PROBLEM STATEMENT:
Set down, exactly as written, the lines from the top of the data to the line that holds "(ctrl) at (669,14)", and omit the pictures.

GIVEN DATA:
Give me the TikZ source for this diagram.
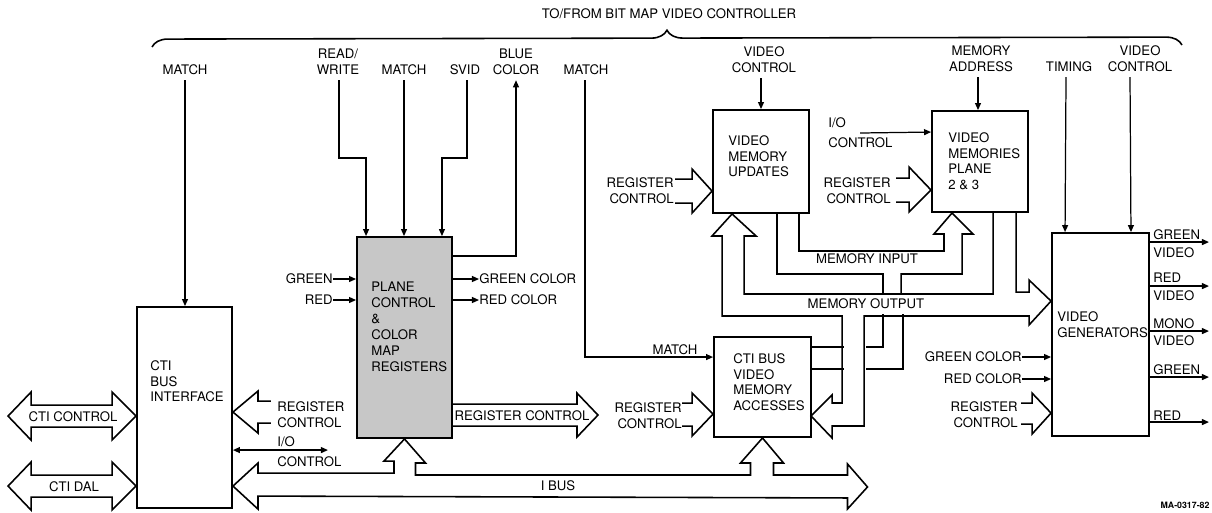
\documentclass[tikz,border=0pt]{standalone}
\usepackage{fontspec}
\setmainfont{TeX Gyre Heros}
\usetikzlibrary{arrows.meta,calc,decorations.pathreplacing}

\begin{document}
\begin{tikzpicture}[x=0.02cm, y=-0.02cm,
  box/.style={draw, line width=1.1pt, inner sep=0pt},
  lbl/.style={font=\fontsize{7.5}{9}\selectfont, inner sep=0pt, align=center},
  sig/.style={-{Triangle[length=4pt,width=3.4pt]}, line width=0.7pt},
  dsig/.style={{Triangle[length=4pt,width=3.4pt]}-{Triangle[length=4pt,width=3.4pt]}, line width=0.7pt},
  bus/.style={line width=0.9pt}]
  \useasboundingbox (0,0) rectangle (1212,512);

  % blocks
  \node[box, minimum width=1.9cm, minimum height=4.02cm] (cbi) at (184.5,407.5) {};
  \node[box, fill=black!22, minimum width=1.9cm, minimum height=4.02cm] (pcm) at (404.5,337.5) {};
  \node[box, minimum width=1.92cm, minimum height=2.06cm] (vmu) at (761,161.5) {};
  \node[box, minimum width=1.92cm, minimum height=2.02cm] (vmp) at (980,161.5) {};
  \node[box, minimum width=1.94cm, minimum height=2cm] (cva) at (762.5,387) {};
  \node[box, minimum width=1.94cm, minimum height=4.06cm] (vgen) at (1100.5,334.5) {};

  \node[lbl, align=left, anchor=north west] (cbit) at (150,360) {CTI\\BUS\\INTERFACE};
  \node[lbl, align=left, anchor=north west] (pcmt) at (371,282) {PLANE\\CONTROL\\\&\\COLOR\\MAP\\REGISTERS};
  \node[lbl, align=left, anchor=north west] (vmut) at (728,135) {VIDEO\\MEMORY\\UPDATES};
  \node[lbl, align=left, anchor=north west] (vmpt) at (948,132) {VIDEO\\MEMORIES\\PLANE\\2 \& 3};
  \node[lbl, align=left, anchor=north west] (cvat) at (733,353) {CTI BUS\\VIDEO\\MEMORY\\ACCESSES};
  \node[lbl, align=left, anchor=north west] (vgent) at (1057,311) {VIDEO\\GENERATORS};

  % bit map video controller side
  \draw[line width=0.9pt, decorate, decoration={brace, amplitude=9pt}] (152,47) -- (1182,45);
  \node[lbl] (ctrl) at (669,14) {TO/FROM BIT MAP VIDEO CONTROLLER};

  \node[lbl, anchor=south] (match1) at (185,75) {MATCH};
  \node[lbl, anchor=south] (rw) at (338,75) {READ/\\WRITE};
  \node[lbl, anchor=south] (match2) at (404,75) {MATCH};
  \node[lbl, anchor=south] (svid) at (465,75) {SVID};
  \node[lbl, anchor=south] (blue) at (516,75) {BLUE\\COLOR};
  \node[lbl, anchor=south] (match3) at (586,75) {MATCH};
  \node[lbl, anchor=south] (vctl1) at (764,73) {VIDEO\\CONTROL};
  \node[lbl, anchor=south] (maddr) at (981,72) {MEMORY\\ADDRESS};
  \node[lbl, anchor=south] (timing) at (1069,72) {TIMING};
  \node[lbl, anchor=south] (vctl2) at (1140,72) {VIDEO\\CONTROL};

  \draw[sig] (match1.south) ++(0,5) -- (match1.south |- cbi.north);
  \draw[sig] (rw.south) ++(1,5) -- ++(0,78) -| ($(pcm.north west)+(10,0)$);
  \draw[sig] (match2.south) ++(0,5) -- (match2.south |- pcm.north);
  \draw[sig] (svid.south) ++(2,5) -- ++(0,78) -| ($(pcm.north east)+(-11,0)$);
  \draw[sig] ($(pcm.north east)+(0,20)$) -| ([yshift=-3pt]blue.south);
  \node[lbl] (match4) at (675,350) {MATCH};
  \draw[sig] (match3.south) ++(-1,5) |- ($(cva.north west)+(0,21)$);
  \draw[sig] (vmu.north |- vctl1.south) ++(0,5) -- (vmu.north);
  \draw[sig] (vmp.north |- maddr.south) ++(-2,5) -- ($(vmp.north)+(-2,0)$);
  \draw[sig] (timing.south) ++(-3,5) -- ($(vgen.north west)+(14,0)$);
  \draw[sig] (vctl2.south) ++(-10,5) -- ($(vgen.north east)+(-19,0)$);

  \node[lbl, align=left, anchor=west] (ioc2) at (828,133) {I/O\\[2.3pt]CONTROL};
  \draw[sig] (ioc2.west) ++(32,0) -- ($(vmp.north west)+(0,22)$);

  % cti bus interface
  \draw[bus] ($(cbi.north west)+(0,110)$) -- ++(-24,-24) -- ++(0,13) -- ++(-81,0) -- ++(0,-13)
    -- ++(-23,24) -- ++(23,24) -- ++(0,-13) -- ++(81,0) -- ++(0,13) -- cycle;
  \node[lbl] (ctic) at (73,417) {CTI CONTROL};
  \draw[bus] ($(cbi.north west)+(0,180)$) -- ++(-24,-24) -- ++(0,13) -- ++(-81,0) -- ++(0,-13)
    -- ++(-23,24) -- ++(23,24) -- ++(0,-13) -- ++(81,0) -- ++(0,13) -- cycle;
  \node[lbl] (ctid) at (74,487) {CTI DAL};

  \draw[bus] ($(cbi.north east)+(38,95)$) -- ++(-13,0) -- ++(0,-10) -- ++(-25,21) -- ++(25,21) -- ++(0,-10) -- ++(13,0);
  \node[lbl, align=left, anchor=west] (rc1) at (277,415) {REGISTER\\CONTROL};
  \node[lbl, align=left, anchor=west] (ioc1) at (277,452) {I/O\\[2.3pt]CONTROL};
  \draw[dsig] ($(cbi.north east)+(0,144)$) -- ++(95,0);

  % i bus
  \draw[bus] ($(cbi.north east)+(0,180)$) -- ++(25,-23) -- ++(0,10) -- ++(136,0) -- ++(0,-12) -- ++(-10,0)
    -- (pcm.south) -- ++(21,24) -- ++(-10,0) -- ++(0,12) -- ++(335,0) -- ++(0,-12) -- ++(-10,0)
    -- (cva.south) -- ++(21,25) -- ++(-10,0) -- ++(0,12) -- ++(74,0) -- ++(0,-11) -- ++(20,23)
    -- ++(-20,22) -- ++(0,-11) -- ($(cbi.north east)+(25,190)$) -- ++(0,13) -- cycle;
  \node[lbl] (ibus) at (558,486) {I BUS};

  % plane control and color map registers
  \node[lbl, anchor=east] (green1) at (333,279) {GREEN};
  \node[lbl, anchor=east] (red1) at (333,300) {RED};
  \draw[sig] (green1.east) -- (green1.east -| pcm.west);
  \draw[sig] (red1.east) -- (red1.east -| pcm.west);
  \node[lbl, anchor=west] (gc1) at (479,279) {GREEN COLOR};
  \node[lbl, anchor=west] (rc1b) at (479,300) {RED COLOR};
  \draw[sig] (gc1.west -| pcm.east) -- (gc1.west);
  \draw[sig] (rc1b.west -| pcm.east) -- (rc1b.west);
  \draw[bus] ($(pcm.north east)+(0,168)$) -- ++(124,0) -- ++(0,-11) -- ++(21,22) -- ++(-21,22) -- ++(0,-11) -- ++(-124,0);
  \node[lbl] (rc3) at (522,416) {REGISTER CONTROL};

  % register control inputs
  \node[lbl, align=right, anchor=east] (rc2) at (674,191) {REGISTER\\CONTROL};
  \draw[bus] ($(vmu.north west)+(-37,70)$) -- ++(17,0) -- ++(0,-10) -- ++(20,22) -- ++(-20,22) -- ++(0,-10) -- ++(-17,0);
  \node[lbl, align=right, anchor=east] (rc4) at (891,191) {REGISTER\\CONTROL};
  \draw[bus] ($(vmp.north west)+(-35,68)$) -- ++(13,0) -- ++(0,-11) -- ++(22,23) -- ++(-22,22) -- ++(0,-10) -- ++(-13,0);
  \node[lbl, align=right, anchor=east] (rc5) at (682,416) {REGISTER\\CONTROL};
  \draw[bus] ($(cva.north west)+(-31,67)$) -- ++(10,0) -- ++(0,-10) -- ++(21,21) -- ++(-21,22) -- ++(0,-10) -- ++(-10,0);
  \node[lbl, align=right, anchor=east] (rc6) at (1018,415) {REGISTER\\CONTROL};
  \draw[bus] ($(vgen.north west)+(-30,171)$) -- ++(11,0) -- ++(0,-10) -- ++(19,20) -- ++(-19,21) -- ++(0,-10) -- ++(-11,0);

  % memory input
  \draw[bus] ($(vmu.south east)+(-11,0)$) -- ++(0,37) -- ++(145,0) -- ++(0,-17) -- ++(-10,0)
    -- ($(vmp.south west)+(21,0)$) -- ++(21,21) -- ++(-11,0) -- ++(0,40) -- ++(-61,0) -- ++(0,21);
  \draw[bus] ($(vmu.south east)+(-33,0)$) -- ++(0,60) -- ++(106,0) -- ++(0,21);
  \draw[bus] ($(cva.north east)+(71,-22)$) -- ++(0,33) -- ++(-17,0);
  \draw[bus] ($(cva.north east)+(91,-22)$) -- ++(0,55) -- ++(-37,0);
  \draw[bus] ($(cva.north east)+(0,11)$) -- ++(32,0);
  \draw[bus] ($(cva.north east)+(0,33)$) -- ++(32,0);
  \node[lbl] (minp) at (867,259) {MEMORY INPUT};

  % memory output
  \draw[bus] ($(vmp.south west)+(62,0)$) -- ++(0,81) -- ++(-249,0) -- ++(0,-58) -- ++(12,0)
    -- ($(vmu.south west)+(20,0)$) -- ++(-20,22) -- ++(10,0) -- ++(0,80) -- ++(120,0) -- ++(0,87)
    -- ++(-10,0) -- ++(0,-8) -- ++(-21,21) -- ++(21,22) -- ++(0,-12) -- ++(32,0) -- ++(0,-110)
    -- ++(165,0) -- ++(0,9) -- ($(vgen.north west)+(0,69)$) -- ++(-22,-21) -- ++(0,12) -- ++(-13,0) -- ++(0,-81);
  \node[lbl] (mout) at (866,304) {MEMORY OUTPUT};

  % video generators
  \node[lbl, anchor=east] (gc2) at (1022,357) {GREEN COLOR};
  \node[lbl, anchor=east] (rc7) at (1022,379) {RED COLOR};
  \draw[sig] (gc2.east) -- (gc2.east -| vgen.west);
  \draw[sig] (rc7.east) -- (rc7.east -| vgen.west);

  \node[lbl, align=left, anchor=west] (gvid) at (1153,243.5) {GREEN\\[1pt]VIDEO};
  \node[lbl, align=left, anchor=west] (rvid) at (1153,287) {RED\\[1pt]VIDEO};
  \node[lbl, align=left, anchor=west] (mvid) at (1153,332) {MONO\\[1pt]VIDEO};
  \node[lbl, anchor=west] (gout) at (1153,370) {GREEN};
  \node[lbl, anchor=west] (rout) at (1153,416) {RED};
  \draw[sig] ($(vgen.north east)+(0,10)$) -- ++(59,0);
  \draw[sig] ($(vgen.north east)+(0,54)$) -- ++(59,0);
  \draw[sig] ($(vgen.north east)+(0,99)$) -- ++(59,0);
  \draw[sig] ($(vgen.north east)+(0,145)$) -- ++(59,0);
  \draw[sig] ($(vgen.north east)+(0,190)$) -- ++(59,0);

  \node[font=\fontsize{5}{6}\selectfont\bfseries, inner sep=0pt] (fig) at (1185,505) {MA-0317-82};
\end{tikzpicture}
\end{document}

OUTPUT:
Give me the TikZ source for this diagram.
\documentclass[tikz,border=0pt]{standalone}
\usepackage{fontspec}
\setmainfont{TeX Gyre Heros}
\usetikzlibrary{arrows.meta,calc,decorations.pathreplacing}

\begin{document}
\begin{tikzpicture}[x=0.02cm, y=-0.02cm,
  box/.style={draw, line width=1.1pt, inner sep=0pt},
  lbl/.style={font=\fontsize{7.5}{9}\selectfont, inner sep=0pt, align=center},
  sig/.style={-{Triangle[length=4pt,width=3.4pt]}, line width=0.7pt},
  dsig/.style={{Triangle[length=4pt,width=3.4pt]}-{Triangle[length=4pt,width=3.4pt]}, line width=0.7pt},
  bus/.style={line width=0.9pt}]
  \useasboundingbox (0,0) rectangle (1212,512);

  % blocks
  \node[box, minimum width=1.9cm, minimum height=4.02cm] (cbi) at (184.5,407.5) {};
  \node[box, fill=black!22, minimum width=1.9cm, minimum height=4.02cm] (pcm) at (404.5,337.5) {};
  \node[box, minimum width=1.92cm, minimum height=2.06cm] (vmu) at (761,161.5) {};
  \node[box, minimum width=1.92cm, minimum height=2.02cm] (vmp) at (980,161.5) {};
  \node[box, minimum width=1.94cm, minimum height=2cm] (cva) at (762.5,387) {};
  \node[box, minimum width=1.94cm, minimum height=4.06cm] (vgen) at (1100.5,334.5) {};

  \node[lbl, align=left, anchor=north west] (cbit) at (150,360) {CTI\\BUS\\INTERFACE};
  \node[lbl, align=left, anchor=north west] (pcmt) at (371,282) {PLANE\\CONTROL\\\&\\COLOR\\MAP\\REGISTERS};
  \node[lbl, align=left, anchor=north west] (vmut) at (728,135) {VIDEO\\MEMORY\\UPDATES};
  \node[lbl, align=left, anchor=north west] (vmpt) at (948,132) {VIDEO\\MEMORIES\\PLANE\\2 \& 3};
  \node[lbl, align=left, anchor=north west] (cvat) at (733,353) {CTI BUS\\VIDEO\\MEMORY\\ACCESSES};
  \node[lbl, align=left, anchor=north west] (vgent) at (1057,311) {VIDEO\\GENERATORS};

  % bit map video controller side
  \draw[line width=0.9pt, decorate, decoration={brace, amplitude=9pt}] (152,47) -- (1182,45);
  \node[lbl] (ctrl) at (669,14) {TO/FROM BIT MAP VIDEO CONTROLLER};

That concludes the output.